Religion played a vital role in the life of the Minoans. The central object of their worship was probably the great Earth Goddess, later known as Rhea, mother of Zeus. She was revealed in many forms and aspects, and was attended by a host of lesser deities. Her sanctuaries were placed on mountain-tops, in caves, or in the temple-chambers of the palaces. Surviving sealstones portray naked women embracing the sacred boulders in ecstasy. Sacrifices were surrounded by the Cult of the Bull, by orgies, and by a mass of ritual paraphernalia such as altar tables, votive containers, blood-buckets, and wasp-waisted statuettes of fertility goddesses. The ubiquitous symbols of bulls’ horns and of the
labrys
or double-headed axe were carried on high poles in procession. In times of danger or disaster, the sacrifice of animals was supplemented by the sacrifice of human children, even by cannibalistic feasts. (After all, Rhea’s husband, Cronus, was remembered as a devourer of children, and but for a timely ruse would have eaten the infant Zeus.) Minoan ritual, therefore, was intense. But it was an important ingredient in the social cement which held a peaceable society together for centuries. Some observers have remarked on the absence of modern masculinity in representation of Minoan males.
21
These remarks necessarily prompt questions about the island’s role in the transition from ‘primitive matriarchy’, and the onset of ‘patriarchal warfare’. (See Plates 3, 4.)
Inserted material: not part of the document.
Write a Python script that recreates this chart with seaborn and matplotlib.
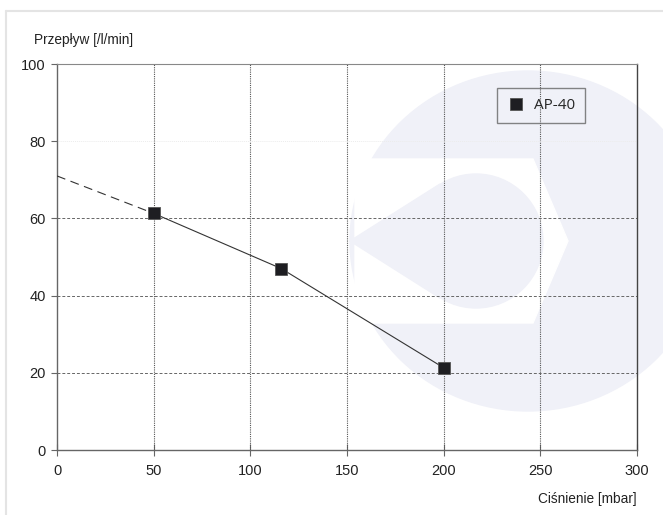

Minoan civilization flourished on Crete for the best part of a thousand years. According to Sir Arthur Evans, the excavator of Cnossos, it passed through nine distinct phases, each identified with a particular ceramic style, from Early Minoan I to Late Minoan HI. The zenith was reached somewhere in the middle of Minoan II, in the second quarter of the second millennium
BC.
By that time, unbeknown
to the courtiers on the terrace, the first of the ‘great catastrophes’ was upon them.